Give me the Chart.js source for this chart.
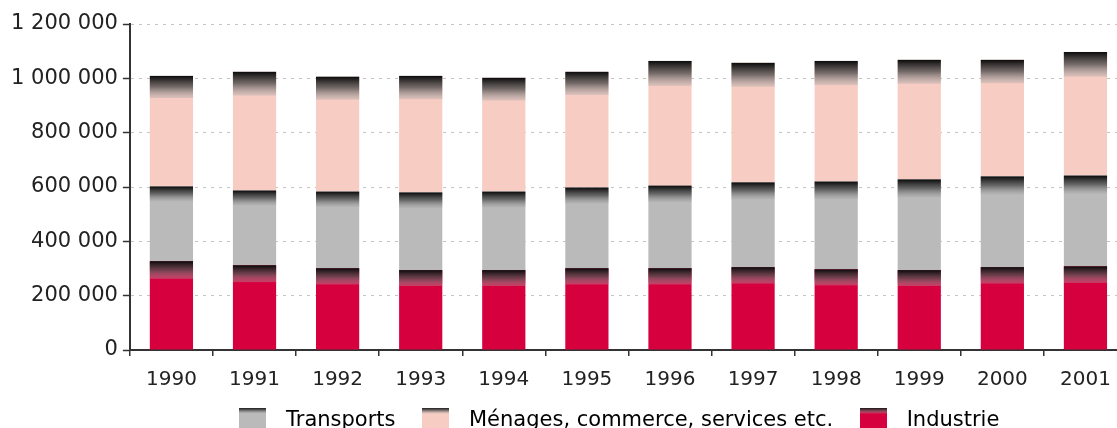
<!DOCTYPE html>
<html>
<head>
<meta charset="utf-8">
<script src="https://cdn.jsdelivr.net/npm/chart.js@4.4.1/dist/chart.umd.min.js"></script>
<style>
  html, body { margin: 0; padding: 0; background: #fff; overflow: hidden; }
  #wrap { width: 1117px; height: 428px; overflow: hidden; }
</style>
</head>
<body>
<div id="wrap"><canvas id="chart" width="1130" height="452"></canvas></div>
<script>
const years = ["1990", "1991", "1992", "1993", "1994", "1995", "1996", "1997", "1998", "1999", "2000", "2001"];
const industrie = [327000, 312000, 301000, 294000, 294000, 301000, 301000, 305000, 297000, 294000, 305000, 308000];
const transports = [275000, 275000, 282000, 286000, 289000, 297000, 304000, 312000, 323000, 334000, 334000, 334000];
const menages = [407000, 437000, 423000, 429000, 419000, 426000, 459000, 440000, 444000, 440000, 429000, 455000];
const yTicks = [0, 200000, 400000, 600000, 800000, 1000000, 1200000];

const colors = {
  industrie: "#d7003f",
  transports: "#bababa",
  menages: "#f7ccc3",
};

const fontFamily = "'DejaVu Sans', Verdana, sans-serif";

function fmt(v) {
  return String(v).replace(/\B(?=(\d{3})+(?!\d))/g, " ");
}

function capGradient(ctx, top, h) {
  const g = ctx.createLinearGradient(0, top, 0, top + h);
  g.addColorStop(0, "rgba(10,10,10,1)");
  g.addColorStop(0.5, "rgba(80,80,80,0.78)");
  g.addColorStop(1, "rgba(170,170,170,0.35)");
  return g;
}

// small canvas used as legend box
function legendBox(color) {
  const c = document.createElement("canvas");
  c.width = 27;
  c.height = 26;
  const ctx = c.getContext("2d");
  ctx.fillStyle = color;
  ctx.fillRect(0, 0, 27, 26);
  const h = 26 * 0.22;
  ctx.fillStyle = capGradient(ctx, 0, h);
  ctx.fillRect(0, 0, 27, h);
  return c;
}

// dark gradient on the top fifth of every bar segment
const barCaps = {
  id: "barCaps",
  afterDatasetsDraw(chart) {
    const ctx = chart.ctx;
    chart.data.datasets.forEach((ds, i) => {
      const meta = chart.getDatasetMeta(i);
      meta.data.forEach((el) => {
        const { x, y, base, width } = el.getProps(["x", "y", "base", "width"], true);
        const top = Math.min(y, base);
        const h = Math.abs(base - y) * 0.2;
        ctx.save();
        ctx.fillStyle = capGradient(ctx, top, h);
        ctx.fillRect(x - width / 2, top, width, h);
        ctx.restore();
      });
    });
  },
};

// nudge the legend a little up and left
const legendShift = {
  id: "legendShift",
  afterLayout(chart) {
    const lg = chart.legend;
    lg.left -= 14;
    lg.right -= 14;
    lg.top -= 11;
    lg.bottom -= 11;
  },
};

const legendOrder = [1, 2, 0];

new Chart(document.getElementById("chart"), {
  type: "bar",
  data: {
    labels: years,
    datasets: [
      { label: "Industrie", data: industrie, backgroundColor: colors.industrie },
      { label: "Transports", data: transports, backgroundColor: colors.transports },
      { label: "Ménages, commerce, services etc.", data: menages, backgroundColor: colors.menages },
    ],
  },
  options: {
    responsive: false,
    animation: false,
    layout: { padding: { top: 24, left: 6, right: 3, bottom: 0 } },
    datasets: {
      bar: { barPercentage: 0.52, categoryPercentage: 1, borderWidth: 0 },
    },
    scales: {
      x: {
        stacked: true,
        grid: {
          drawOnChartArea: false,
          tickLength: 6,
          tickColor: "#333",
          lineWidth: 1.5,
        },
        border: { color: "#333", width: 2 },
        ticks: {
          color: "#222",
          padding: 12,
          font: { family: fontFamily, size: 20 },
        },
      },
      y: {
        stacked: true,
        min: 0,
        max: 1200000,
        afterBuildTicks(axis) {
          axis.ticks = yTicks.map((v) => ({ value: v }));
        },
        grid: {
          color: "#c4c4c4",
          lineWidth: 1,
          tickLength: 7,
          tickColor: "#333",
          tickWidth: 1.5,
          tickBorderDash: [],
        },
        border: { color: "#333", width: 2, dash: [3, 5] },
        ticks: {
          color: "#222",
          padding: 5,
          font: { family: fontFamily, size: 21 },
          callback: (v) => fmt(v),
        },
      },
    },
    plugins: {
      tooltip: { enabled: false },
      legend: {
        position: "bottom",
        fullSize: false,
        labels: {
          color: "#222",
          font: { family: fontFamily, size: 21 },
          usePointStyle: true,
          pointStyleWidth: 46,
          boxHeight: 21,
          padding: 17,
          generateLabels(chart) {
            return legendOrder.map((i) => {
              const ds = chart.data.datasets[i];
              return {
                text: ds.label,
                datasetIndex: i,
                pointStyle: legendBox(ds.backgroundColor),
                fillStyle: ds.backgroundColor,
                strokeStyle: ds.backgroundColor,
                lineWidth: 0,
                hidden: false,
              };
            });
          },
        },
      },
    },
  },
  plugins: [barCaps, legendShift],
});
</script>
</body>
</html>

-*-

• Problem: Transcribe the listing in full and omit the pictures.

• Solution:
Give me the Chart.js source for this chart.
<!DOCTYPE html>
<html>
<head>
<meta charset="utf-8">
<script src="https://cdn.jsdelivr.net/npm/chart.js@4.4.1/dist/chart.umd.min.js"></script>
<style>
  html, body { margin: 0; padding: 0; background: #fff; overflow: hidden; }
  #wrap { width: 1117px; height: 428px; overflow: hidden; }
</style>
</head>
<body>
<div id="wrap"><canvas id="chart" width="1130" height="452"></canvas></div>
<script>
const years = ["1990", "1991", "1992", "1993", "1994", "1995", "1996", "1997", "1998", "1999", "2000", "2001"];
const industrie = [327000, 312000, 301000, 294000, 294000, 301000, 301000, 305000, 297000, 294000, 305000, 308000];
const transports = [275000, 275000, 282000, 286000, 289000, 297000, 304000, 312000, 323000, 334000, 334000, 334000];
const menages = [407000, 437000, 423000, 429000, 419000, 426000, 459000, 440000, 444000, 440000, 429000, 455000];
const yTicks = [0, 200000, 400000, 600000, 800000, 1000000, 1200000];

const colors = {
  industrie: "#d7003f",
  transports: "#bababa",
  menages: "#f7ccc3",
};

const fontFamily = "'DejaVu Sans', Verdana, sans-serif";

function fmt(v) {
  return String(v).replace(/\B(?=(\d{3})+(?!\d))/g, " ");
}

function capGradient(ctx, top, h) {
  const g = ctx.createLinearGradient(0, top, 0, top + h);
  g.addColorStop(0, "rgba(10,10,10,1)");
  g.addColorStop(0.5, "rgba(80,80,80,0.78)");
  g.addColorStop(1, "rgba(170,170,170,0.35)");
  return g;
}

// small canvas used as legend box
function legendBox(color) {
  const c = document.createElement("canvas");
  c.width = 27;
  c.height = 26;
  const ctx = c.getContext("2d");
  ctx.fillStyle = color;
  ctx.fillRect(0, 0, 27, 26);
  const h = 26 * 0.22;
  ctx.fillStyle = capGradient(ctx, 0, h);
  ctx.fillRect(0, 0, 27, h);
  return c;
}

// dark gradient on the top fifth of every bar segment
const barCaps = {
  id: "barCaps",
  afterDatasetsDraw(chart) {
    const ctx = chart.ctx;
    chart.data.datasets.forEach((ds, i) => {
      const meta = chart.getDatasetMeta(i);
      meta.data.forEach((el) => {
        const { x, y, base, width } = el.getProps(["x", "y", "base", "width"], true);
        const top = Math.min(y, base);
        const h = Math.abs(base - y) * 0.2;
        ctx.save();
        ctx.fillStyle = capGradient(ctx, top, h);
        ctx.fillRect(x - width / 2, top, width, h);
        ctx.restore();
      });
    });
  },
};

// nudge the legend a little up and left
const legendShift = {
  id: "legendShift",
  afterLayout(chart) {
    const lg = chart.legend;
    lg.left -= 14;
    lg.right -= 14;
    lg.top -= 11;
    lg.bottom -= 11;
  },
};

const legendOrder = [1, 2, 0];

new Chart(document.getElementById("chart"), {
  type: "bar",
  data: {
    labels: years,
    datasets: [
      { label: "Industrie", data: industrie, backgroundColor: colors.industrie },
      { label: "Transports", data: transports, backgroundColor: colors.transports },
      { label: "Ménages, commerce, services etc.", data: menages, backgroundColor: colors.menages },
    ],
  },
  options: {
    responsive: false,
    animation: false,
    layout: { padding: { top: 24, left: 6, right: 3, bottom: 0 } },
    datasets: {
      bar: { barPercentage: 0.52, categoryPercentage: 1, borderWidth: 0 },
    },
    scales: {
      x: {
        stacked: true,
        grid: {
          drawOnChartArea: false,
          tickLength: 6,
          tickColor: "#333",
          lineWidth: 1.5,
        },
        border: { color: "#333", width: 2 },
        ticks: {
          color: "#222",
          padding: 12,
          font: { family: fontFamily, size: 20 },
        },
      },
      y: {
        stacked: true,
        min: 0,
        max: 1200000,
        afterBuildTicks(axis) {
          axis.ticks = yTicks.map((v) => ({ value: v }));
        },
        grid: {
          color: "#c4c4c4",
          lineWidth: 1,
          tickLength: 7,
          tickColor: "#333",
          tickWidth: 1.5,
          tickBorderDash: [],
        },
        border: { color: "#333", width: 2, dash: [3, 5] },
        ticks: {
          color: "#222",
          padding: 5,
          font: { family: fontFamily, size: 21 },
          callback: (v) => fmt(v),
        },
      },
    },
    plugins: {
      tooltip: { enabled: false },
      legend: {
        position: "bottom",
        fullSize: false,
        labels: {
          color: "#222",
          font: { family: fontFamily, size: 21 },
          usePointStyle: true,
          pointStyleWidth: 46,
          boxHeight: 21,
          padding: 17,
          generateLabels(chart) {
            return legendOrder.map((i) => {
              const ds = chart.data.datasets[i];
              return {
                text: ds.label,
                datasetIndex: i,
                pointStyle: legendBox(ds.backgroundColor),
                fillStyle: ds.backgroundColor,
                strokeStyle: ds.backgroundColor,
                lineWidth: 0,
                hidden: false,
              };
            });
          },
        },
      },
    },
  },
  plugins: [barCaps, legendShift],
});
</script>
</body>
</html>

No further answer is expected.